Time to step away from feminism for a wee bit and talk about the issue of affirmative action. Because unfortunately white people won't stop whining about it.
I grew up in a white, rich, suburban town, so naturally I was socialized to hate affirmative action from the moment I knew what it was. Racism! Reverse Discrimination! We don't need that stuff, the civil rights movement is over, no one's racist against black people anymore, right? And naturally, most college applicants despise anything that might keep them from getting into their top school, so going into my senior year there was extra adversity towards affirmative action. "You might not get into the school of your dreams because a black kid with a slightly lower GPA might be given your spot." As if we were somehow entitled to college admission.
When I got to college, one of my first classes was Introduction to Law, where everything I thought I knew about affirmative action was turned on its ass. I learned that racial quotas were actually unconstitutional and effectively illegal, and that in order to be considered constitutional an affirmative action admissions system has to consider all pertinent elements of diversity - race being one of them, of course, but also things like overcoming adversity, traveling abroad (something plenty of rich, white kids do), volunteer and work experience - basically, you don't have to be black to benefit from affirmative action. After that course, I had an entirely different perception of affirmative action, and it only evolved from there when I realized the value of cultural diversity in the classroom. Not that my school is extremely diverse, we do have a lot of international students and ethnic minorities but we're still mostly white and middle to upper class (you can't throw a hockey puck without hitting someone wearing a North Face or Ugg boots).

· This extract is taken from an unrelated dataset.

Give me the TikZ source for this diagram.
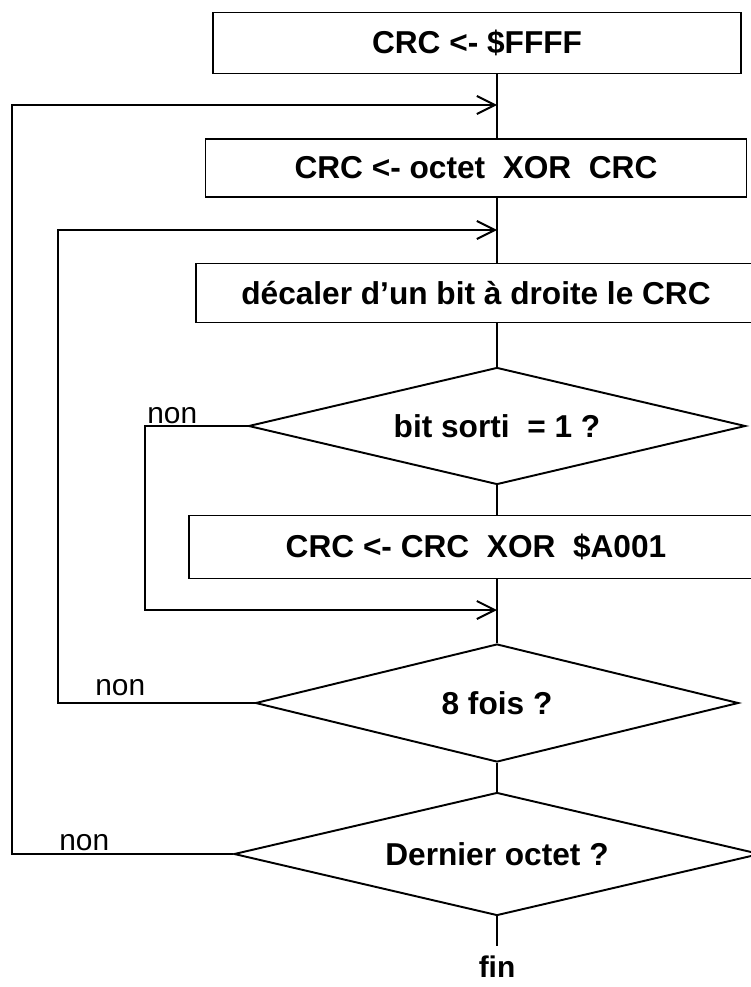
\documentclass[tikz,border=0pt]{standalone}
\usepackage{fontspec}
\setmainfont{Liberation Sans}
\usetikzlibrary{arrows.meta,positioning,shapes.geometric,calc}
\tikzset{
  box/.style      ={rectangle, draw, line width=1.1pt, inner sep=0pt, align=center,
                    font=\fontsize{18}{21}\selectfont\bfseries},
  decision/.style ={diamond, aspect=4.2, draw, line width=1.1pt, inner sep=0pt, align=center,
                    font=\fontsize{18}{21}\selectfont\bfseries},
  conn/.style     ={draw, line width=1.1pt},
  ar/.style       ={conn, -{Straight Barb[length=3.6mm, width=3.6mm]}},
  lbl/.style      ={inner sep=0pt, font=\fontsize{17}{20}\selectfont}
}

\begin{document}
\begin{tikzpicture}[x=0.2mm, y=-0.2mm]
\useasboundingbox (0,0) rectangle (750,987);
\node[box, minimum width=105.6mm, minimum height=12.2mm] (init) at (477,43) {CRC <- \$FFFF};
\node[box, minimum width=108.2mm, minimum height=11.6mm] (xorb) at (476,168)
  {CRC <- octet\ \ XOR\ \ CRC};
\node[box, minimum width=112mm, minimum height=11.8mm] (shift) at (476,293)
  {décaler d'un bit à droite le CRC};
\node[decision, minimum width=99.4mm, minimum height=23.4mm] (bit) at (497,426)
  {bit sorti\ \ = 1 ?};
\node[box, minimum width=114.8mm, minimum height=12.6mm] (xpoly) at (476,547)
  {CRC <- CRC\ \ XOR\ \ \$A001};
\node[decision, minimum width=96.6mm, minimum height=23.6mm] (eight) at (497,703) {8 fois ?};
\node[decision, minimum width=105.2mm, minimum height=24.6mm] (last) at (497,854)
  {Dernier octet ?};
\node[lbl, font=\fontsize{17}{20}\selectfont\bfseries, inner sep=5pt, below=6mm of last] (fin) {fin};
\coordinate (col) at (497,0);
\coordinate (o1) at (12,0);
\coordinate (o2) at (58,0);
\coordinate (o3) at (145,0);
\coordinate (j1) at (497,105);
\coordinate (j2) at (497,230);
\coordinate (j3) at (497,610);
\draw[conn] (init.south -| col) -- (xorb.north -| col);
\draw[conn] (xorb.south -| col) -- (shift.north -| col);
\draw[conn] (shift.south -| col) -- (bit.north);
\draw[conn] (bit.south) -- (xpoly.north -| col);
\draw[conn] (xpoly.south -| col) -- (eight.north);
\draw[conn] (eight.south) -- (last.north);
\draw[conn] (last.south) -- (fin.north);
\draw[ar] (last.west) -- (last.west -| o1) |- (j1);
\draw[ar] (eight.west) -- (eight.west -| o2) |- (j2);
\draw[ar] (bit.west) -- (bit.west -| o3) |- (j3);
\node[lbl, anchor=base west] (non1) at ($(bit.west -| o3)+(2,-3)$) {non};
\node[lbl, anchor=base west] (non2) at ($(eight.west -| o2)+(37,-8)$) {non};
\node[lbl, anchor=base west] (non3) at ($(last.west -| o1)+(47,-4)$) {non};
\end{tikzpicture}
\end{document}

Still, during class discussions it's always great to hear from someone with a different cultural perspective in the classroom, especially when they're about social and political issues.
Some may argue that it's racist to even suggest that African American and Hispanics still need a boost to achieve equality in this day and age. While I think the narrative of a white person stepping in and saving the day may be problematic, it's not racist to point out the ways in which we're NOT a post-racial society. It's not racist to point out that de facto segregation still exists, with many low income areas highly populated by ethnic minorities and most wealthy suburbs dominated by white people. It's not racist to point out racial gaps in wage, employment, and education. It's not racist to say that most suburban schools (especially the ones with state-of-the art facilities and some of the best teachers around) are mostly white, while run-down, inner city schools have mostly African American and Hispanic students. It is racist to say that all black people are poor and uneducated and cannot advance themselves, while all white people are wealthy, well educated and capable of succeeding in the professional world, but am I making those kinds of generalizations? No, I don't believe I am. If I did by accident, I apologize, because I swear to god I don't think that way.
So yeah, affirmative action may not be a perfect system, it may mean some really smart, white people don't get into their top schools and have to settle for their second choices (oh no!), but it's also still necessary. I'll be interested to see how the Supreme Court case goes, I'm hoping the ruling will be relatively similar to the last two.